*** SUPPLIED MATERIAL ***

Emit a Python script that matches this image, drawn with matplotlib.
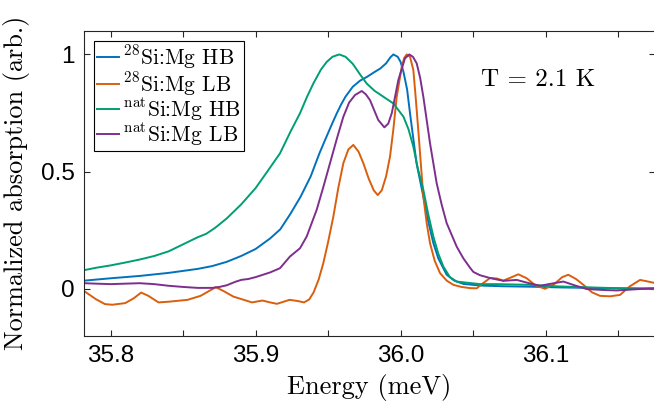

***
*** SUPPLIED MATERIAL ***

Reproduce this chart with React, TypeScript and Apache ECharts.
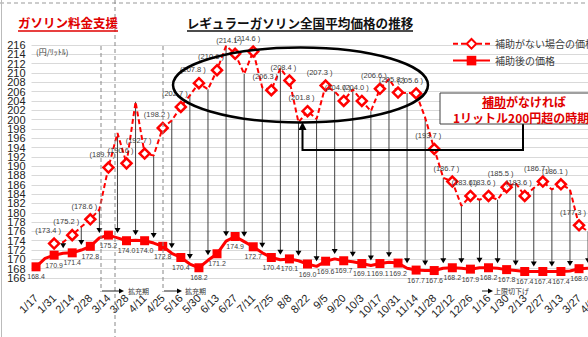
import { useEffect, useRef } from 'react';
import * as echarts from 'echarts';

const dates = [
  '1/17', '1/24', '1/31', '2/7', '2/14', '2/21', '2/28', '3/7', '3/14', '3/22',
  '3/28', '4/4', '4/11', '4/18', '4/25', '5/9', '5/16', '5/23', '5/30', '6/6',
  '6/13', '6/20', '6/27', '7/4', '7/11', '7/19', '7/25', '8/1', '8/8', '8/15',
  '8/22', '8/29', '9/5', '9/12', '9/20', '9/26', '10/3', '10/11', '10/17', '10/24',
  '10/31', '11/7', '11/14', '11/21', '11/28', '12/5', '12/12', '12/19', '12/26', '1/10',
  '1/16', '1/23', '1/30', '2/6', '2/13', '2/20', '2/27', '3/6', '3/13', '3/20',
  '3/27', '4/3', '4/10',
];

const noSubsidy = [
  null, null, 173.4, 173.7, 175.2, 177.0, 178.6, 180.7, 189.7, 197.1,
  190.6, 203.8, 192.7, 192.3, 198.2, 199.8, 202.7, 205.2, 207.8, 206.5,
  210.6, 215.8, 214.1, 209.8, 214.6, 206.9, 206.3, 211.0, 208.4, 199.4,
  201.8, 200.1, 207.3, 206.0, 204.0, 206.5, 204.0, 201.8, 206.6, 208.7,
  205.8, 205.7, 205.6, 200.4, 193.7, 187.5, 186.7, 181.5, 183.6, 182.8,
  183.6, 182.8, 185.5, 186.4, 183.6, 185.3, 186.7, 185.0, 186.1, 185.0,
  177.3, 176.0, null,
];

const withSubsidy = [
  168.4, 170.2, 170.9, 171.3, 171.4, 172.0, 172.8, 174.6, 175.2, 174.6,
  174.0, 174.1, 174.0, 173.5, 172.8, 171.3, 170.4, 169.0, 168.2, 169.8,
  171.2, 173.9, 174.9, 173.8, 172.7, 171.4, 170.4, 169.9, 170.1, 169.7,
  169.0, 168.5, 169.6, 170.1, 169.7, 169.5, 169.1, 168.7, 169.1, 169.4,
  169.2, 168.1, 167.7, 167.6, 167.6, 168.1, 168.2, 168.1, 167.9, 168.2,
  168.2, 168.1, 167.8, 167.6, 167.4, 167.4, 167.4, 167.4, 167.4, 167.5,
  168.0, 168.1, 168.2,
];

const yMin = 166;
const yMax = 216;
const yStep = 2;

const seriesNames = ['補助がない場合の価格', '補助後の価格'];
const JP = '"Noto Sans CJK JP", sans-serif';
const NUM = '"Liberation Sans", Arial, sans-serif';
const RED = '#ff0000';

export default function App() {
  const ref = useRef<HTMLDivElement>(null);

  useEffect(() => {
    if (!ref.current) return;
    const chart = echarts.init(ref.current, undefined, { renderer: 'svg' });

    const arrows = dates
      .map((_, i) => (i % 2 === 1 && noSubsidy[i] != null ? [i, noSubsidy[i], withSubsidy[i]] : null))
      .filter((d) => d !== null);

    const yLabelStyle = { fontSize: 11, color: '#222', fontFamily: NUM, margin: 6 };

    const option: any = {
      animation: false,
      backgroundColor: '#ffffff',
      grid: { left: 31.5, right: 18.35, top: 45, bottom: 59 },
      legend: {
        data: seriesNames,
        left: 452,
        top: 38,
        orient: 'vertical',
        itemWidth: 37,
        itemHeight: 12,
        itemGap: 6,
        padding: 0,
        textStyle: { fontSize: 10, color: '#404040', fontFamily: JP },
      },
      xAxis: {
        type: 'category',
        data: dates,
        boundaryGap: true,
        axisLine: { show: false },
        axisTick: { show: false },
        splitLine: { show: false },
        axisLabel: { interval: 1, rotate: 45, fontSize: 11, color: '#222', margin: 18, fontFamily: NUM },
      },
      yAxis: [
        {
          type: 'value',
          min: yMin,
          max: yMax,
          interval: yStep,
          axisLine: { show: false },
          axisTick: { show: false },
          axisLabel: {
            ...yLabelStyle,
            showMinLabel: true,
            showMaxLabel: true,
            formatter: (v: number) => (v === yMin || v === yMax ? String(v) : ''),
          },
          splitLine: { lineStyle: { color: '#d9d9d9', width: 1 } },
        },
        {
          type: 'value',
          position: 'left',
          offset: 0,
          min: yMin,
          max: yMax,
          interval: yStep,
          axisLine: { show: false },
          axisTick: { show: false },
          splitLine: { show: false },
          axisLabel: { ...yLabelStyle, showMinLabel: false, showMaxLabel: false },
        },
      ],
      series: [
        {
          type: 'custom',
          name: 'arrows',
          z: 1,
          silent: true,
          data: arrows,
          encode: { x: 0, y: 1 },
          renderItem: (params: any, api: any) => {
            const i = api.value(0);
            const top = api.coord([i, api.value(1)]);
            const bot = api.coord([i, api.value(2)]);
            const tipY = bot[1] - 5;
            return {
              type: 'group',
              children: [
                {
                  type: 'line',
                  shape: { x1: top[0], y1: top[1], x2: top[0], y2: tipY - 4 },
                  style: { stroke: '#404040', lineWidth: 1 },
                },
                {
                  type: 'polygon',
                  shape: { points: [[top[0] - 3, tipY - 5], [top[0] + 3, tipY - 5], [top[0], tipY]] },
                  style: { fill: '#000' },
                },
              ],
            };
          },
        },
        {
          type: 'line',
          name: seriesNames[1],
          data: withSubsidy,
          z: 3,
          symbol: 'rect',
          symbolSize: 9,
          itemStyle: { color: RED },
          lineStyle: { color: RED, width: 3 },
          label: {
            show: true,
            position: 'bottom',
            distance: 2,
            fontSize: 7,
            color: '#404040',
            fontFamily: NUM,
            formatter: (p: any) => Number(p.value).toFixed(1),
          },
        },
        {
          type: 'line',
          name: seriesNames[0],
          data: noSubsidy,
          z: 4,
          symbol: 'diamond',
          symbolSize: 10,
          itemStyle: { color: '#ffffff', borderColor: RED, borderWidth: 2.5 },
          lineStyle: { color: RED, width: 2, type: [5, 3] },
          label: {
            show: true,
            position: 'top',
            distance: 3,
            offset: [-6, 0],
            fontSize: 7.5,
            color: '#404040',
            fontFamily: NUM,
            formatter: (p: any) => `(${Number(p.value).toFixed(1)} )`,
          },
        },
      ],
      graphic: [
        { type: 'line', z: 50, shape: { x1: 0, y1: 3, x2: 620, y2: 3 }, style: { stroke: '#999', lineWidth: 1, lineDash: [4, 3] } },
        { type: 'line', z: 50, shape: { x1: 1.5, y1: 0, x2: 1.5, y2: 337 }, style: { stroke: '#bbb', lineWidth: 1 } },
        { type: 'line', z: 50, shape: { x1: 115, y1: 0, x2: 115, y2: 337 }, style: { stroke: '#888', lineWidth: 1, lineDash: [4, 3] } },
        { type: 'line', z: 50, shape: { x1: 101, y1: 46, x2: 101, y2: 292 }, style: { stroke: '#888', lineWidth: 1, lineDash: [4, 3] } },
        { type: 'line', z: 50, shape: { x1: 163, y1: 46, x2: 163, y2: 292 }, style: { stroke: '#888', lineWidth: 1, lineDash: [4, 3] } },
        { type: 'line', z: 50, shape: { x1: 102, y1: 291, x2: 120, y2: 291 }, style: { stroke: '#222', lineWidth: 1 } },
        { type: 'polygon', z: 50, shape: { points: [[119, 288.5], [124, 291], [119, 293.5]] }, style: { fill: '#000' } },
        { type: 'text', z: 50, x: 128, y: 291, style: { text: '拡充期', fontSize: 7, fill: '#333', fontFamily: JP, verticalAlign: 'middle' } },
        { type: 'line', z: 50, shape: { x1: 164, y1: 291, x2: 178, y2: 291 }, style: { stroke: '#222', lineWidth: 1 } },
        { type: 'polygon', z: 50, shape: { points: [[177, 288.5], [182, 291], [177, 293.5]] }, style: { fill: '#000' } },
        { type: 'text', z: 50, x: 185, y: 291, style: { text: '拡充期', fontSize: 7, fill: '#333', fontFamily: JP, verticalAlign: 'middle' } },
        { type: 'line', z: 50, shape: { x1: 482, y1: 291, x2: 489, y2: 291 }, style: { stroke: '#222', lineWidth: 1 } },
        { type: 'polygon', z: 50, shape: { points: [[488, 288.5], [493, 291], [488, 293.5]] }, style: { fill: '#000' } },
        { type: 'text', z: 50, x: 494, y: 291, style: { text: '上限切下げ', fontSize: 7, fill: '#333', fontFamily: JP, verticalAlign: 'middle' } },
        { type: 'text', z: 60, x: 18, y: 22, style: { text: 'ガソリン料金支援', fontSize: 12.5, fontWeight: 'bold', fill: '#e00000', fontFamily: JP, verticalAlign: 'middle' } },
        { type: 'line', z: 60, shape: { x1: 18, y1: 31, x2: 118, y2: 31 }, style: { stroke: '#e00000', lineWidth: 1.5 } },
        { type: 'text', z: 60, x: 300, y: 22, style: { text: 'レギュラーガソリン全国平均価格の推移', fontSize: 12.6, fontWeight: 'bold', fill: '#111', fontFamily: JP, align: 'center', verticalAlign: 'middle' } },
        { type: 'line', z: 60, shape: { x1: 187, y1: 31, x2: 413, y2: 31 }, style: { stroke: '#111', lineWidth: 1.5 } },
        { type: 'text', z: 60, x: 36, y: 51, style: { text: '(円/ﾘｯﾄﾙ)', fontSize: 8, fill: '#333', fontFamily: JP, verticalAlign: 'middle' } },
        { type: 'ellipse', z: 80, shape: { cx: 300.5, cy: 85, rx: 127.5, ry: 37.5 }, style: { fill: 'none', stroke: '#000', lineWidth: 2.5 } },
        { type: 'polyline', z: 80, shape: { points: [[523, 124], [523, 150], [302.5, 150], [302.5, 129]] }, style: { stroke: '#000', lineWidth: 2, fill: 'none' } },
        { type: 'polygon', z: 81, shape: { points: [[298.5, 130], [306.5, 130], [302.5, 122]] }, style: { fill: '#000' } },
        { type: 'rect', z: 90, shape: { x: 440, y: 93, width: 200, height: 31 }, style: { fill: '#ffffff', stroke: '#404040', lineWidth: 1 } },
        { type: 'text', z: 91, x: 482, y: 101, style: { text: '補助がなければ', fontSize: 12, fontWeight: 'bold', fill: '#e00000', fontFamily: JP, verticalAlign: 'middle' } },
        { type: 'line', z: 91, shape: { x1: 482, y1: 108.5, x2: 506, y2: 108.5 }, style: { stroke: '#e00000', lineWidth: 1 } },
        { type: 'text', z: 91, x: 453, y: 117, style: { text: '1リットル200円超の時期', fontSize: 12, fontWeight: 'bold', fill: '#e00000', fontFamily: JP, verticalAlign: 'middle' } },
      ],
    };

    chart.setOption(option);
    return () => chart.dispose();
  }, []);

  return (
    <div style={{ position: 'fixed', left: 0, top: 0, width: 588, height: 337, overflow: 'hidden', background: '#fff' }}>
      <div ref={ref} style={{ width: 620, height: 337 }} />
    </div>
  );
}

***

Check each line above for the word "this" and say how many have it, with nothing else.

2